Artfinder works quite closely with its community according to its roadmap. Users can see what’s in the backlog, what’s been prioritised, what they’re working on and what’s been released. They also suggestions that need further research, things they’ll work on later and things they will not do. One bug / operational improvement is listed, but that’s it. From the looks of it, Artfinder is making its full product pipeline openly available, which is great to see!

Artfinder use many of Trello’s features, such as commenting, voting and labels, to invite comment and collaboration from their users. They’re also good at adding reasons for why some roadmap items are in certain sections, e.g. won’t do.

It looks like the roadmap hasn’t been updated since August 2019, suggesting that they didn’t have the time or capacity to uphold this process (or maybe it was a one-off event).

Thanks to Laurence Mallows for this suggestion!

Monzo US

Monzo US use their roadmap quite actively. They show users what’s been launched, what they’re working on now, and what’s next. Everything else is described as ‘Ideas we might explore’. Operational work isn’t included, only features that appeal to users.

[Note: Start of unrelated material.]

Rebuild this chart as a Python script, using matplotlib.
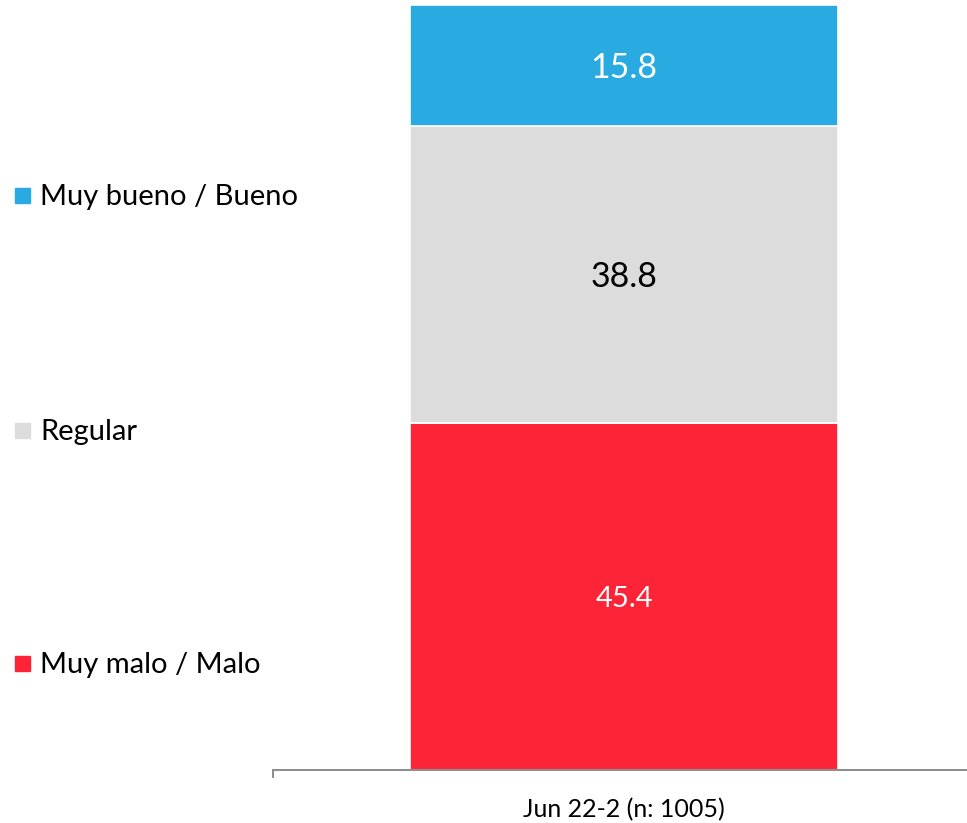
import matplotlib.pyplot as plt
from matplotlib.patches import Rectangle

# Datos
periodo = "Jun 22-2 (n: 1005)"
categorias = ["Muy malo / Malo", "Regular", "Muy bueno / Bueno"]
valores = [45.4, 38.8, 15.8]
colores = ["#FE2437", "#DCDCDC", "#29ABE2"]
colores_texto = ["white", "black", "white"]
tam_texto = [21, 24.5, 24.5]

plt.rcParams['font.family'] = ['Lato', 'DejaVu Sans']

fig = plt.figure(figsize=(9.67, 8.23), dpi=100)
ax = fig.add_axes([273 / 967, 53 / 823, 702 / 967, 765 / 823])

# Barra apilada
base = 0
for v, c, ct, fs in zip(valores, colores, colores_texto, tam_texto):
    ax.bar(0, v, bottom=base, width=0.61, color=c, edgecolor="white", linewidth=1.2)
    ax.text(0, base + v / 2, f"{v:.1f}", ha="center", va="center_baseline",
            color=ct, fontsize=fs)
    base += v

ax.set_xlim(-0.5, 0.5)
ax.set_ylim(0, 100)

# Ejes
for s in ["top", "right", "left"]:
    ax.spines[s].set_visible(False)
ax.spines["bottom"].set_color("#8C8C8C")
ax.spines["bottom"].set_linewidth(1.4)
ax.set_yticks([])
ax.set_xticks([0])
ax.set_xticklabels([periodo], fontsize=18)
ax.tick_params(axis="x", which="major", length=0, pad=20)
ax.set_xticks([-0.5, 0.5], minor=True)
ax.tick_params(axis="x", which="minor", length=6, width=1.4, color="#8C8C8C")

# Leyenda a la izquierda
pos_y = [663, 430, 195]
for cat, c, y in zip(categorias, colores, pos_y):
    fig.patches.append(Rectangle((15 / 967, 1 - (y + 8) / 823), 15 / 967, 15 / 823,
                                 transform=fig.transFigure, color=c))
    fig.text(40 / 967, 1 - (y + 2) / 823, cat, fontsize=21, va="center", ha="left")

fig.savefig("out.png", dpi=100)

They’re using the range of Trello features to collaborate with users too, inviting comments and voting from users. They also link to their community form for conversation on features. And looking at the board’s activity, it’s kept up-to-date and users are invited to get involved often.

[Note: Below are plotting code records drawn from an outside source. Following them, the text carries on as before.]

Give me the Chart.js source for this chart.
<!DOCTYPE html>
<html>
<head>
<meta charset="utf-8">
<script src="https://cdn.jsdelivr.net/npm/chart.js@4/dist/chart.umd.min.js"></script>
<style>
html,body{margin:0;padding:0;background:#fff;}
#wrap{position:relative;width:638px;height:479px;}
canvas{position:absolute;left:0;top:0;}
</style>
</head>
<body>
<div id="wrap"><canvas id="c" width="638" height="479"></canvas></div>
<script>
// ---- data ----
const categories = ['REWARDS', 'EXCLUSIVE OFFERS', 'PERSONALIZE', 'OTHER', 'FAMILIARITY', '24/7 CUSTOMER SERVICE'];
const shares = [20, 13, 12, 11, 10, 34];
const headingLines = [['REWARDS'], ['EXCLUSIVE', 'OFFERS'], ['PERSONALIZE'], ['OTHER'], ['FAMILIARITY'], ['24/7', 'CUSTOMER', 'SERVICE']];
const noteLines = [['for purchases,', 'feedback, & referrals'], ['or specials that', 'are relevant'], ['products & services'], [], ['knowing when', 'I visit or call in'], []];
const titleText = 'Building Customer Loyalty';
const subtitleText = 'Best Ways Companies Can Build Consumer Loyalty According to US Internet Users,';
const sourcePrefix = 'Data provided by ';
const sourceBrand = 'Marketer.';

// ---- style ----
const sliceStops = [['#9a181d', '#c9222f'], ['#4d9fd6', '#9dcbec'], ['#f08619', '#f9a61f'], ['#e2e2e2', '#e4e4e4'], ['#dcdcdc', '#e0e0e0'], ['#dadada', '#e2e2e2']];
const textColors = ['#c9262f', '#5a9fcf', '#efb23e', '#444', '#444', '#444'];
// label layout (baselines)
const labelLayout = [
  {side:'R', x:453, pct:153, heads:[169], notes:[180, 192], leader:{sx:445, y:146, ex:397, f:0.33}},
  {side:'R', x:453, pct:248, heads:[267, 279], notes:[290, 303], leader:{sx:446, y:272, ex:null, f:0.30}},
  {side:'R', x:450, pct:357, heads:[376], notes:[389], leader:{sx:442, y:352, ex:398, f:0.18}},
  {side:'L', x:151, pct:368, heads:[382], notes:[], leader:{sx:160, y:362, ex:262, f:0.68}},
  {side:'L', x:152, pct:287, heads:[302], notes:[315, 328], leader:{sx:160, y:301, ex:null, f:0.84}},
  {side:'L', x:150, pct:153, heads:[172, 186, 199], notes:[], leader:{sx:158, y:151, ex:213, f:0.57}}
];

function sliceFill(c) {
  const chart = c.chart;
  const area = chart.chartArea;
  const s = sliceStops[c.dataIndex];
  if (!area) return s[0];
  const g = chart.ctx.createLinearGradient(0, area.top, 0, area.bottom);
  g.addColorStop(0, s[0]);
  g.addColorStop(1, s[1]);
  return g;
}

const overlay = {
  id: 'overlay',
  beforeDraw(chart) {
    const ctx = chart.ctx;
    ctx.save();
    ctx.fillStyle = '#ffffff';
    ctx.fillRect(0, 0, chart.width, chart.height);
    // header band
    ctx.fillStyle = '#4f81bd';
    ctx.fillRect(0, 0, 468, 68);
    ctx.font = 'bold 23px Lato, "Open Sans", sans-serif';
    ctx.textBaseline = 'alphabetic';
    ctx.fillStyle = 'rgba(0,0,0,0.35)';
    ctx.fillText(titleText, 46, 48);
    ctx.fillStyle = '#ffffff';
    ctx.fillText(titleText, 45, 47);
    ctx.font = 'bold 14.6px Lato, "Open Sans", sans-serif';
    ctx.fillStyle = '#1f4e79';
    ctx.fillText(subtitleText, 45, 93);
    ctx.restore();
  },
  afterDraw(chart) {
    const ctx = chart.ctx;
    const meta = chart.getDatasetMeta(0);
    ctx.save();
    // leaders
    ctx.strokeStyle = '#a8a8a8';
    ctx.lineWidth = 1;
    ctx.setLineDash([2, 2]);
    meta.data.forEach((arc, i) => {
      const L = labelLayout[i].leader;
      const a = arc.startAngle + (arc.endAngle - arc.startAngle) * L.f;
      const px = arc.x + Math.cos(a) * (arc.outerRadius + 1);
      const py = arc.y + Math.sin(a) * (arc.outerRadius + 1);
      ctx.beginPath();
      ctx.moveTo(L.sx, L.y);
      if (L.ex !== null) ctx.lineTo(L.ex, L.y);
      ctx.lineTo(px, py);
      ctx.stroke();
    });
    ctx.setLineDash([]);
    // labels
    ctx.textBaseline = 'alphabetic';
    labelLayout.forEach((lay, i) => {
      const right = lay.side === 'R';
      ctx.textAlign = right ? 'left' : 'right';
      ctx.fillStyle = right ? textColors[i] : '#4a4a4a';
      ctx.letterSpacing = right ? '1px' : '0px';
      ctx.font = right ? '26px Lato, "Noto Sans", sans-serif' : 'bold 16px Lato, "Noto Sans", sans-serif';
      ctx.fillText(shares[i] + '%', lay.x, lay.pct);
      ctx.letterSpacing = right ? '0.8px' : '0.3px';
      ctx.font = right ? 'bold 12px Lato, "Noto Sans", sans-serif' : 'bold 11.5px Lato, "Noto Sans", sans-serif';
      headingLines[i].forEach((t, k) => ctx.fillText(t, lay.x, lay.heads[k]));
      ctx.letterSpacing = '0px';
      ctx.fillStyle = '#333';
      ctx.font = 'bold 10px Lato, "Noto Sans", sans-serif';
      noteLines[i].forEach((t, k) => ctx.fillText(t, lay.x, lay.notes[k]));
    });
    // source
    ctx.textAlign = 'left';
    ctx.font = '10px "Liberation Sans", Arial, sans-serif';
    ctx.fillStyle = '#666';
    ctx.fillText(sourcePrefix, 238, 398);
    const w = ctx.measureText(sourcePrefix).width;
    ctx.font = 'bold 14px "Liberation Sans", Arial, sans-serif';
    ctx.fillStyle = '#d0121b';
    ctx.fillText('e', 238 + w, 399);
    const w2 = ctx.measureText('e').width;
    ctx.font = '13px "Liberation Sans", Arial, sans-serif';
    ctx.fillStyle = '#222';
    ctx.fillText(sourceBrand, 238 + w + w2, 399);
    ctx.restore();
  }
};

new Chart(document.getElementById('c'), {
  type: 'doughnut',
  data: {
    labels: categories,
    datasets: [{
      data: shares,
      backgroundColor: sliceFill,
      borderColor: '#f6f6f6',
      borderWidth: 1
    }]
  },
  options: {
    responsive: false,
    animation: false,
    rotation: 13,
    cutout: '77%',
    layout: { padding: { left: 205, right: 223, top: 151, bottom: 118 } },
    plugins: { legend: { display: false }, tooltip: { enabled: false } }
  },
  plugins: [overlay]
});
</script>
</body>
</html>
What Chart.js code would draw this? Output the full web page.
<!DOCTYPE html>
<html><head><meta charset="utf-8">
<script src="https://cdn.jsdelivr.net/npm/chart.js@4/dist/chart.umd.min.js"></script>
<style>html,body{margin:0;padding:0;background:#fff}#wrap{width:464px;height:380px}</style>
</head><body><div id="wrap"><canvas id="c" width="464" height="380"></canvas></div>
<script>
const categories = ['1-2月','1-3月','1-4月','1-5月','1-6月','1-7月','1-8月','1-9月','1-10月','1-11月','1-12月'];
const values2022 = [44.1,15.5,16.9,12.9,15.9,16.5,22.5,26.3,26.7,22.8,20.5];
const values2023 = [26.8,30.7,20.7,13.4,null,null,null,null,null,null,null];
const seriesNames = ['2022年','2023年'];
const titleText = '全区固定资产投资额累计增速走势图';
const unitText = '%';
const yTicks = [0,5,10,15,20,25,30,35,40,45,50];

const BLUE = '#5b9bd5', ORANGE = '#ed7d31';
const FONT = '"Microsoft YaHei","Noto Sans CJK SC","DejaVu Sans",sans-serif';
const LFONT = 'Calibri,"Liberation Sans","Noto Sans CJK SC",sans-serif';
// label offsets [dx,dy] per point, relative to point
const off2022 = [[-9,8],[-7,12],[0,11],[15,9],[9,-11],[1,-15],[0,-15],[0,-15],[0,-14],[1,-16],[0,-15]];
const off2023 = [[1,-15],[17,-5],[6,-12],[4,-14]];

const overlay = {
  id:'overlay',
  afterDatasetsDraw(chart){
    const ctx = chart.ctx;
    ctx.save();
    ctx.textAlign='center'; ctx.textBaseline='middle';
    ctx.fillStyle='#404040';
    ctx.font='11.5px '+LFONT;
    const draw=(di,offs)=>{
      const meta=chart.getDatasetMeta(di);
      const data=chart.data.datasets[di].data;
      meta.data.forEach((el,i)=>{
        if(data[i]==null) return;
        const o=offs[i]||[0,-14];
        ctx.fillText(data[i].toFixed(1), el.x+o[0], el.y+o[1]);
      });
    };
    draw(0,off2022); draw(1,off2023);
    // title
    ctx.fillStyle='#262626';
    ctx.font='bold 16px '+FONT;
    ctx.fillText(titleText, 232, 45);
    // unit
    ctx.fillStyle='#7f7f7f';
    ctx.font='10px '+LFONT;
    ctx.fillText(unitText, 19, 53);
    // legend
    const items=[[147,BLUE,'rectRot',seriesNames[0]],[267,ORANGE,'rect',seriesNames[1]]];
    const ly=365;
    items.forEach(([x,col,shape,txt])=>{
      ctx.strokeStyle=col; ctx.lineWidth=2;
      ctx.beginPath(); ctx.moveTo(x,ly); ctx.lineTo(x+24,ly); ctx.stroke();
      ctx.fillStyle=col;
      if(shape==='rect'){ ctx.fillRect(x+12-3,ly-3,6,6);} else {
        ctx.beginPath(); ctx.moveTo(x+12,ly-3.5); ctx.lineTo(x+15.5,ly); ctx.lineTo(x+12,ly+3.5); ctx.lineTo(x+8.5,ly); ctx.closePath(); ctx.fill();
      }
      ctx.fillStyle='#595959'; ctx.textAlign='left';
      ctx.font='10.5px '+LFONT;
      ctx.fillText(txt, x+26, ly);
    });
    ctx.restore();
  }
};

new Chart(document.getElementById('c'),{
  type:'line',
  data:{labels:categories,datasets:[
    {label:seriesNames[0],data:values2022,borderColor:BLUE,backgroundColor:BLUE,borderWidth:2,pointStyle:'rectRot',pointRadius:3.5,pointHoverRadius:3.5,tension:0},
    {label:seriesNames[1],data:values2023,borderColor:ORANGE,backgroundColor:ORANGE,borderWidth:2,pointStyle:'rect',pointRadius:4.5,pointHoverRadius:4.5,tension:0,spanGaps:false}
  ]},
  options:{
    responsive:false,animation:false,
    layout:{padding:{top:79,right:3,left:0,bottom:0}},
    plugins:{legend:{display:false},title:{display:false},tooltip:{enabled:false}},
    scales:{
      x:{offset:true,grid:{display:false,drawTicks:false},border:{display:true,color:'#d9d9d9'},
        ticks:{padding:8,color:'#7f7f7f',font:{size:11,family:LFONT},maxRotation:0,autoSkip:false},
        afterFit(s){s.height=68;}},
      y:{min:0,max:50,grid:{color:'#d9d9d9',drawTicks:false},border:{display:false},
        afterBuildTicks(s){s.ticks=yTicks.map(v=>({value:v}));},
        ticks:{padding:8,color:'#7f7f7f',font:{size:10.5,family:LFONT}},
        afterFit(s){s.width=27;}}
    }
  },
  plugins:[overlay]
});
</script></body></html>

I wonder whether it’s easier for the Monzo US product people to keep their roadmap up-to-date as they might be able to port UK features over to the US market. Less time spent devising and developing features may mean there’s more time to focus on product ops – but that’s an assumption of mine.

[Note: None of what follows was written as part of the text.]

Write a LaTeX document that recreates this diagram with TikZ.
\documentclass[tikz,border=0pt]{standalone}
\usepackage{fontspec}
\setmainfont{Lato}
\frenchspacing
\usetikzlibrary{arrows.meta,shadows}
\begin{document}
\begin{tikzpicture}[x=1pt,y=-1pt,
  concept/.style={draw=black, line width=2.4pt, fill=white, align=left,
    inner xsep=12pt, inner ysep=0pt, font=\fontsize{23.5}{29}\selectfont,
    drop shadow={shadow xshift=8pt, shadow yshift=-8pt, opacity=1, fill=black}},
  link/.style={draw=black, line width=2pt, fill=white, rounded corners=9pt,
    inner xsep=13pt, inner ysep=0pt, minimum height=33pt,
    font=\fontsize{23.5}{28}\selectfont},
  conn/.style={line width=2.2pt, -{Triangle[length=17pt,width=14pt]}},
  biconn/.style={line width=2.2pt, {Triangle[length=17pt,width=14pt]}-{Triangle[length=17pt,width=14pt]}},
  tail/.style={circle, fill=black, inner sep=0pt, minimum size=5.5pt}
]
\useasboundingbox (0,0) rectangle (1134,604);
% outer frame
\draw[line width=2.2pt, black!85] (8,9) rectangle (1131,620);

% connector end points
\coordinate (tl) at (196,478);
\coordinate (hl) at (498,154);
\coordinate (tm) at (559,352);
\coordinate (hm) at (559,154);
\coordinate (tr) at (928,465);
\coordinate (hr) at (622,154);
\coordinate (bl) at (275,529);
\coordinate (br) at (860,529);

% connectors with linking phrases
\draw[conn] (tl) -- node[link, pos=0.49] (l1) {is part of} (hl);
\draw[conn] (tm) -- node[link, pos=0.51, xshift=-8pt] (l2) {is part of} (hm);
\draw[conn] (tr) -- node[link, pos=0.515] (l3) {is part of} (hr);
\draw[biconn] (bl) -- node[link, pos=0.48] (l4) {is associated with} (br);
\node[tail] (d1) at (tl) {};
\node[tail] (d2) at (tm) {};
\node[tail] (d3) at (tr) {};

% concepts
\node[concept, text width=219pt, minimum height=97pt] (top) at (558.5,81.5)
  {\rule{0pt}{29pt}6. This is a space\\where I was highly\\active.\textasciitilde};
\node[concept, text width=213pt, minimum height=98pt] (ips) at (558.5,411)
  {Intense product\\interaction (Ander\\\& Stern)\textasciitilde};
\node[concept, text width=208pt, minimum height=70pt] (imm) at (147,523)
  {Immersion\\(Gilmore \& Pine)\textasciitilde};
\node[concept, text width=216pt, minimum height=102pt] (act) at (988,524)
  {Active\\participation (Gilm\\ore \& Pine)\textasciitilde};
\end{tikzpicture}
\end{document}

Thanks to Paul O’Neill for this suggestion!

Buffer

Another Trello roadmap from Buffer, the social media management tool. It’s split up into ideas they’re exploring, work in progress, work they’ve shipped, things they’re leaving for now. Operational improvements such as optimising user journeys are included, but I couldn’t see anything about under-the-hood improvements.

Like Monzo and Artfinder, Buffer invite their users to comment on and vote for features. Buffer staff also invite users to have a chat over email (which might lead on to phone calls, video chats or user visits). It’s a really active board! Just yesterday, someone on Buffer’s product team added a card to the list of ideas to explore. And it’s been going for 4 years!

Thanks to Chanel Can and Ben Unsworth for this suggestion!

AWS container services

Amazon Web Services host the roadmap for container services on GitHub, similar to GDS’s Design System roadmap. It shows features they’re researching, stuff they’re working on, work that’s close to shipping, features in developer preview (private beta), and things they’ve shipped.

Roadmaps on GitHub require people to raise issues, giving a place for conversation to happen, in the open, and to be linked to code when it’s released (if you use GitHub to manage your code). It’s great for developer audiences but might be a barrier to anyone not using GitHub regularly.

Thanks to Dan Blundell for this suggestion!

What we’ll do next

It’s been useful to see how other organisations approach roadmapping and the conversations they’re having with users, in the open. Miika Savela from the Mind the Product community shared an article from Shipright, a product feedback tool, on why your feature voting board may be messing up your product.

The article points out that you can’t rely solely on voting to help you set the roadmap, product teams should use many of the feedback signals coming in from the userbase to help set direction. So as long as a roadmap is used to start conversations with your users, one way to open up collaboration on prioritisation to show them the trade-offs you need to make, you’ll avoid relying on it as a Magic 8-Ball.

Since we’re looking at our engagement model and product pipeline right now, we’ll consider how we can fit an open roadmap into user group meetings and conversations over support channels.

Things to consider

  • How much time can we dedicate to keeping the open roadmap up-to-date?
  • How will we encourage users to look at the roadmap? e.g. which support channels?
  • What questions and concerns can the roadmap help us answer for users?
  • Do users care about features only or is it useful to know about operational work?